_Short problem:_
Leave the pictures out and quote every line from the start of the listing to the line with "ax.spines[s].set_linewidth(1.2)", inclusive.
- - - -
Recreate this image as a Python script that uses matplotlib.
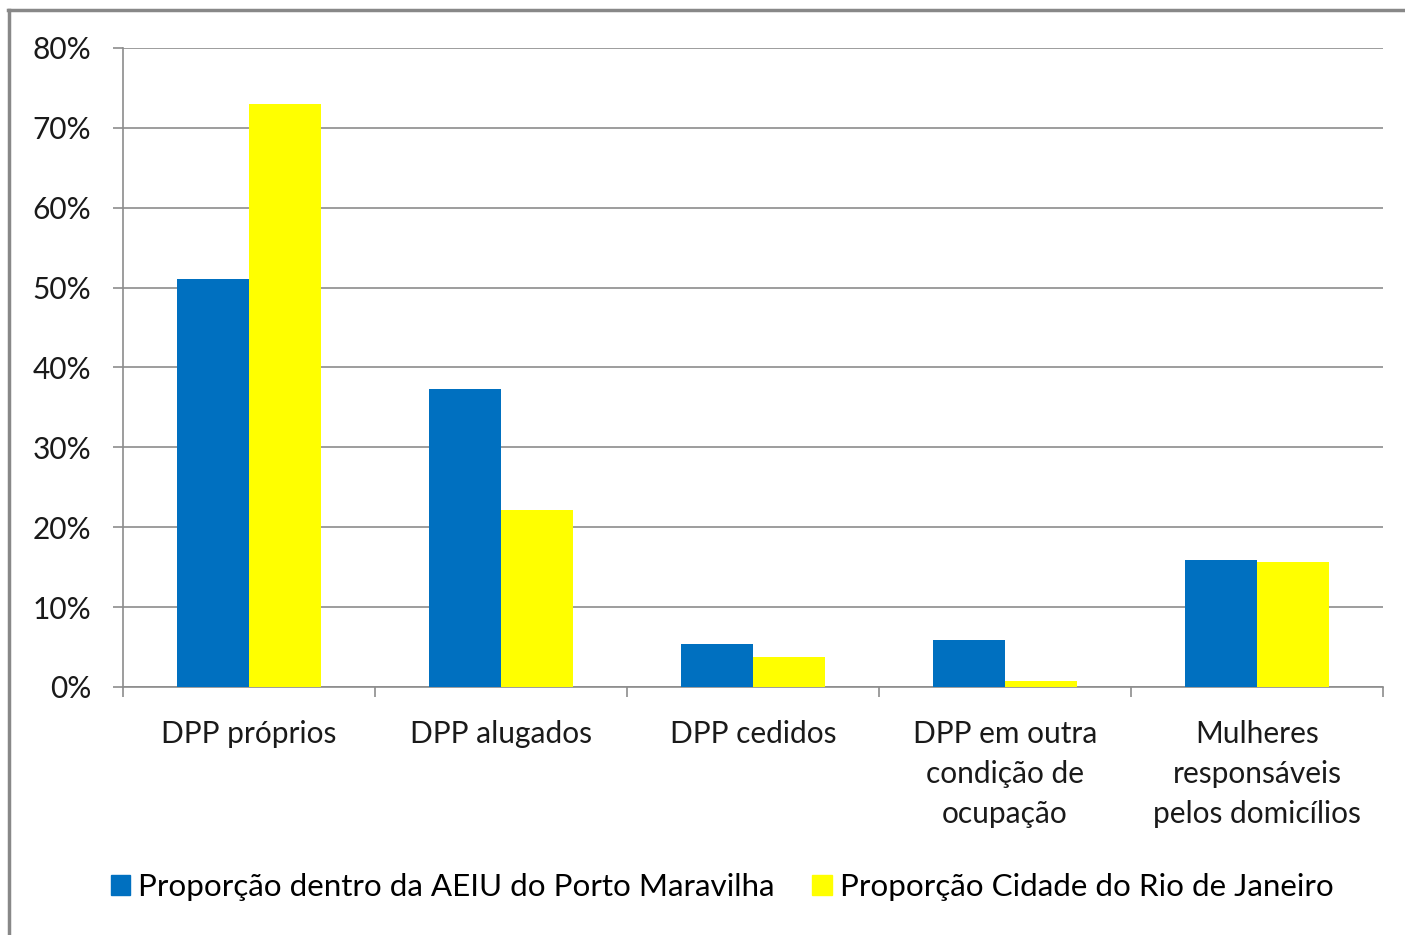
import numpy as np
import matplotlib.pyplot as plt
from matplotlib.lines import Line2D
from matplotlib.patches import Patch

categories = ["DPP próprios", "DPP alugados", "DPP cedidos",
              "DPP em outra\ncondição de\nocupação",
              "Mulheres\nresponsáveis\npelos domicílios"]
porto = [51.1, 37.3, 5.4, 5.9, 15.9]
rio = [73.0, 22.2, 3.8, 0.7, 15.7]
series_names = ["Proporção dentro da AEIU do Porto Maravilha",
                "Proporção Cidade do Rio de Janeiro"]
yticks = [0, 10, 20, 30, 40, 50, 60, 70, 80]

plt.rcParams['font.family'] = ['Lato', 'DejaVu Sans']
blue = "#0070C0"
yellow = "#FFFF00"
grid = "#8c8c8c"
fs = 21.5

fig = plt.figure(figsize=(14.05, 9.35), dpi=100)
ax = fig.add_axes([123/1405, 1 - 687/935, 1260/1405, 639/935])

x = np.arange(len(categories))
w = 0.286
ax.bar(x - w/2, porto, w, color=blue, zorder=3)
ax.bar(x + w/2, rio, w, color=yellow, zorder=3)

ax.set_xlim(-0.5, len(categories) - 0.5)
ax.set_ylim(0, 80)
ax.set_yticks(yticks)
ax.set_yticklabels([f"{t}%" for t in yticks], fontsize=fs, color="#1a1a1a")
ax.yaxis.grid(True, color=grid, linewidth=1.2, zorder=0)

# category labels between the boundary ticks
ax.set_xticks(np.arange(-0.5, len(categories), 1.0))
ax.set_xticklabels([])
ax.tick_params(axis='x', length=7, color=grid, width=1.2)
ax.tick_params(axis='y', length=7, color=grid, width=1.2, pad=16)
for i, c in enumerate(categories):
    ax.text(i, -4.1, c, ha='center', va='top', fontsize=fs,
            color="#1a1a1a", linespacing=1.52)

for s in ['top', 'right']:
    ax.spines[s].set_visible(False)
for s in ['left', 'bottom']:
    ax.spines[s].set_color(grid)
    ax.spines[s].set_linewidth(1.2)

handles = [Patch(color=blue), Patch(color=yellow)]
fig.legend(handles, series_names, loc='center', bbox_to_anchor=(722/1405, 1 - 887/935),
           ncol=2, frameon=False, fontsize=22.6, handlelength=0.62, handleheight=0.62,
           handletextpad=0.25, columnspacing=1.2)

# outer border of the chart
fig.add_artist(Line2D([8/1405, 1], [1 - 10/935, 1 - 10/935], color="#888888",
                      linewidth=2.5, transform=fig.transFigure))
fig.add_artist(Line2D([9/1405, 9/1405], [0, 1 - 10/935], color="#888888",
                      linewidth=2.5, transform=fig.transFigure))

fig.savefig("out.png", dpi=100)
- - - -
_Exercise output:_
Recreate this image as a Python script that uses matplotlib.
import numpy as np
import matplotlib.pyplot as plt
from matplotlib.lines import Line2D
from matplotlib.patches import Patch

categories = ["DPP próprios", "DPP alugados", "DPP cedidos",
              "DPP em outra\ncondição de\nocupação",
              "Mulheres\nresponsáveis\npelos domicílios"]
porto = [51.1, 37.3, 5.4, 5.9, 15.9]
rio = [73.0, 22.2, 3.8, 0.7, 15.7]
series_names = ["Proporção dentro da AEIU do Porto Maravilha",
                "Proporção Cidade do Rio de Janeiro"]
yticks = [0, 10, 20, 30, 40, 50, 60, 70, 80]

plt.rcParams['font.family'] = ['Lato', 'DejaVu Sans']
blue = "#0070C0"
yellow = "#FFFF00"
grid = "#8c8c8c"
fs = 21.5

fig = plt.figure(figsize=(14.05, 9.35), dpi=100)
ax = fig.add_axes([123/1405, 1 - 687/935, 1260/1405, 639/935])

x = np.arange(len(categories))
w = 0.286
ax.bar(x - w/2, porto, w, color=blue, zorder=3)
ax.bar(x + w/2, rio, w, color=yellow, zorder=3)

ax.set_xlim(-0.5, len(categories) - 0.5)
ax.set_ylim(0, 80)
ax.set_yticks(yticks)
ax.set_yticklabels([f"{t}%" for t in yticks], fontsize=fs, color="#1a1a1a")
ax.yaxis.grid(True, color=grid, linewidth=1.2, zorder=0)

# category labels between the boundary ticks
ax.set_xticks(np.arange(-0.5, len(categories), 1.0))
ax.set_xticklabels([])
ax.tick_params(axis='x', length=7, color=grid, width=1.2)
ax.tick_params(axis='y', length=7, color=grid, width=1.2, pad=16)
for i, c in enumerate(categories):
    ax.text(i, -4.1, c, ha='center', va='top', fontsize=fs,
            color="#1a1a1a", linespacing=1.52)

for s in ['top', 'right']:
    ax.spines[s].set_visible(False)
for s in ['left', 'bottom']:
    ax.spines[s].set_color(grid)
    ax.spines[s].set_linewidth(1.2)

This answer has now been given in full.